If you need to do encoding in a low-latency/real-time or low-power environment, basically you need to use hardware accelerated encoding/decoding. That means waiting years (sometimes decades, depending on the industry -- say, broadcast TV) to deploy the new codec. First the bitstream has to be frozen, then the hardware folks need to develop a hardware implementation, and then enough users need to buy devices with a new enough GPU or chip.
AV1 encoder has a latency allowance parameter, which you can set to zero. Something like av1enc ... lag-in-frames=0
Obviously h.265 has same low latency option like h.264, in form of not using B-frames.
The question remains, which one performs the best?
Is AV1 with lag-in-frames=0 actually usable in practical applications with the available hardware? How much quality suffers from not being able to predict from future frames in comparison to other codecs?
Anyways I really like the ability to specify balance between latency and quality in AV1 and VP9.
The referenced blog post by the founder/chairman of MPEG is worth reading.[1] In it, Chiariglione expresses regret not for the money and control his organization is losing, but for the loss of competition which he claims will slow innovation. It will be interesting to see if this comes to pass, but my hope is that the collaboration of these companies will outpace the historically siloed research consisting of a dozen companies duplicating work.
HEVC has been such a pain for me. You need to run High Sierra to use it, it's not just a plug in for the mac but a whole operating system change. Then GoPro switched to it and as a moderator for the GoPro subreddit, it has caused so many support questions as to why they can't edit the video they took. Yes there are benefits, but man it's been such a pain.
The article mentions that AV1 is slow. I seem to remember that H.264 was painfully slow in the beginning. Is this simply a matter of waiting for hardware to add support for AV1? Or does someone need to sit down at the spinning wheel and write some assembly?
Yes, the h.264 and hevc reference implementations are also terribly slow and alternative implementations with performance optimizations, tradeoffs and additional encoding features were developed over long time spans.
The bitstream formats provide enough flexibility for the encoders to go beyond what the reference implementation does.
Software encoders provide the best quality, hardware encoders are kind of meh but do their job in a low power envelope.
Well, yes, the reference implementation are, reference implementation. But h.264 and HEVC Ref Encoder and let say X26x encoder were only a difference of 10 - 50 times.

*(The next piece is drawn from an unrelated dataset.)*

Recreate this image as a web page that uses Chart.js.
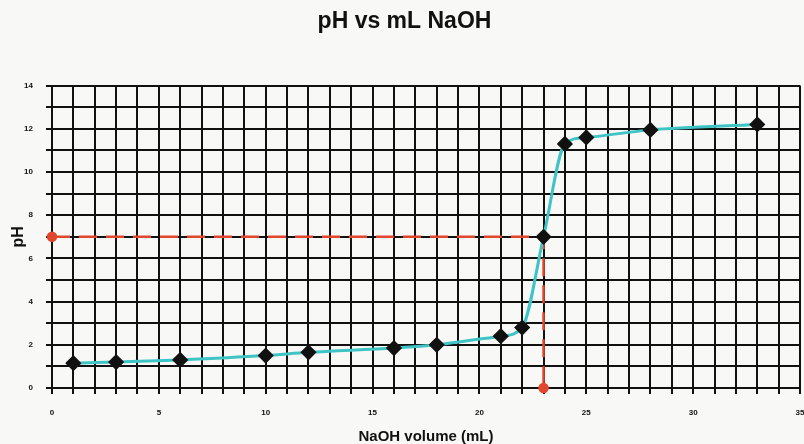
<!DOCTYPE html>
<html lang="en">
<head>
    <meta charset="UTF-8">
    <title>pH vs mL NaOH</title>
    <script src="https://cdn.jsdelivr.net/npm/chart.js"></script>
    <style>
        html, body { margin: 0; padding: 0; background: #f8f8f6; overflow: hidden; }
        /* a little wider than the window so the 35 mL edge lands at the right border, as in the scan */
        #wrap { width: 809px; height: 444px; position: relative; }
    </style>
</head>
<body>
    <div id="wrap"><canvas id="phChart"></canvas></div>
    <script>
        // titration readings
        const volumeMl = [1, 3, 6, 10, 12, 16, 18, 21, 22, 23, 24, 25, 28, 33];
        const phValues = [1.15, 1.2, 1.3, 1.5, 1.65, 1.85, 2.0, 2.4, 2.8, 7.0, 11.3, 11.6, 11.95, 12.2];

        // equivalence point guide (dashed red)
        const guideX = [0, 23, 23];
        const guideY = [7, 7, 0];

        const xTickLabels = [0, 5, 10, 15, 20, 25, 30, 35];
        const yTickLabels = [0, 2, 4, 6, 8, 10, 12, 14];

        const curve = volumeMl.map((v, i) => ({ x: v, y: phValues[i] }));
        const guide = guideX.map((v, i) => ({ x: v, y: guideY[i] }));

        const tickFont = { family: 'Liberation Sans, Arial', size: 8, weight: 'bold' };

        new Chart(document.getElementById('phChart'), {
            type: 'scatter',
            data: {
                datasets: [
                    {
                        data: curve,
                        showLine: true,
                        borderColor: '#3fc4c6',
                        borderWidth: 3,
                        cubicInterpolationMode: 'monotone',
                        pointStyle: 'rectRot',
                        pointRadius: 6,
                        pointBackgroundColor: '#111',
                        pointBorderColor: '#111',
                        order: 0
                    },
                    {
                        data: guide,
                        showLine: true,
                        clip: false,
                        borderColor: '#e0472c',
                        borderWidth: 2.5,
                        borderDash: [18, 9],
                        pointRadius: [4, 0, 4],
                        pointBackgroundColor: '#e0472c',
                        pointBorderColor: '#e0472c',
                        order: 1
                    }
                ]
            },
            options: {
                responsive: true,
                maintainAspectRatio: false,
                animation: false,
                plugins: {
                    legend: { display: false },
                    tooltip: { enabled: false },
                    title: {
                        display: true,
                        text: 'pH vs mL NaOH',
                        color: '#111',
                        font: { family: 'Liberation Sans, Arial', size: 23, weight: 'bold' },
                        padding: { top: 8, bottom: 50 }
                    }
                },
                scales: {
                    x: {
                        type: 'linear',
                        min: 0,
                        max: 35,
                        afterFit: s => { s.height = 56; s.paddingLeft = 0; s.paddingRight = 0; },
                        ticks: {
                            stepSize: 1,
                            autoSkip: false,
                            maxRotation: 0,
                            padding: 14,
                            color: '#111',
                            font: tickFont,
                            callback: v => xTickLabels.includes(v) ? String(v) : ''
                        },
                        grid: { color: '#111', lineWidth: 2, tickLength: 6, tickColor: '#111' },
                        border: { color: '#111', width: 2 },
                        title: {
                            display: true,
                            text: 'NaOH volume (mL)',
                            color: '#111',
                            font: { family: 'Liberation Sans, Arial', size: 15, weight: 'bold' },
                            padding: { top: 0, bottom: -2 }
                        }
                    },
                    y: {
                        min: 0,
                        max: 14,
                        afterFit: s => { s.width = 52; },
                        ticks: {
                            stepSize: 1,
                            autoSkip: false,
                            padding: 13,
                            color: '#111',
                            font: tickFont,
                            callback: v => yTickLabels.includes(v) ? String(v) : ''
                        },
                        grid: { color: '#111', lineWidth: 2, tickLength: 6, tickColor: '#111' },
                        border: { color: '#111', width: 2 },
                        title: {
                            display: true,
                            text: 'pH',
                            color: '#111',
                            font: { family: 'Liberation Sans, Arial', size: 16, weight: 'bold' },
                            padding: { top: 9, bottom: 0 }
                        }
                    }
                }
            }
        });
    </script>
</body>
</html>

Probably a bit of both. H.264 hardware encoding is generally available, but it's more used for real-time communication (Skype, etc) or places where software encoding isn't viable (mobile devices with power limitations) than for reference-quality encodes.
HEVC is starting to get some usage in pirate distributions. Most TV and Movies are released with H.264 video. But some releases are also coming out in HEVC / x265. The files are typically 1/3 to 1/4 the size for the same visual quality.
The pirating community appears to have embraced HEVC however, and they can have a lot of influence in determining which codecs/containers are supported on playback devices like game consoles, phones and tvs.
So I understand AV1 is great for streaming content when you have a lot of encoder computing resources.
What about other video codec application areas?
Like real-time peer-to-peer low latency streaming (<50 ms codec latency)? Like for remote desktops, remote gaming, video conferencing, etc. What rules the roost in that department?
More specifically, which codec would have the best image quality for low-latency 400-4000 kbit/s (== ~50-500 kB/s) 720p/1080p streaming for different computing resources (like say for these cases: ARM A53, high-end ARM (like phone flagship models), mobile GPU, modern x86 chip and discrete GPU)? h.265 with B-frames disabled? Or something else?
What can achieve the lowest latency while maintaining low bandwidth requirements? (So not including obvious bandwidth-hogging techniques like streaming jpegs or [codec x] I-frames.)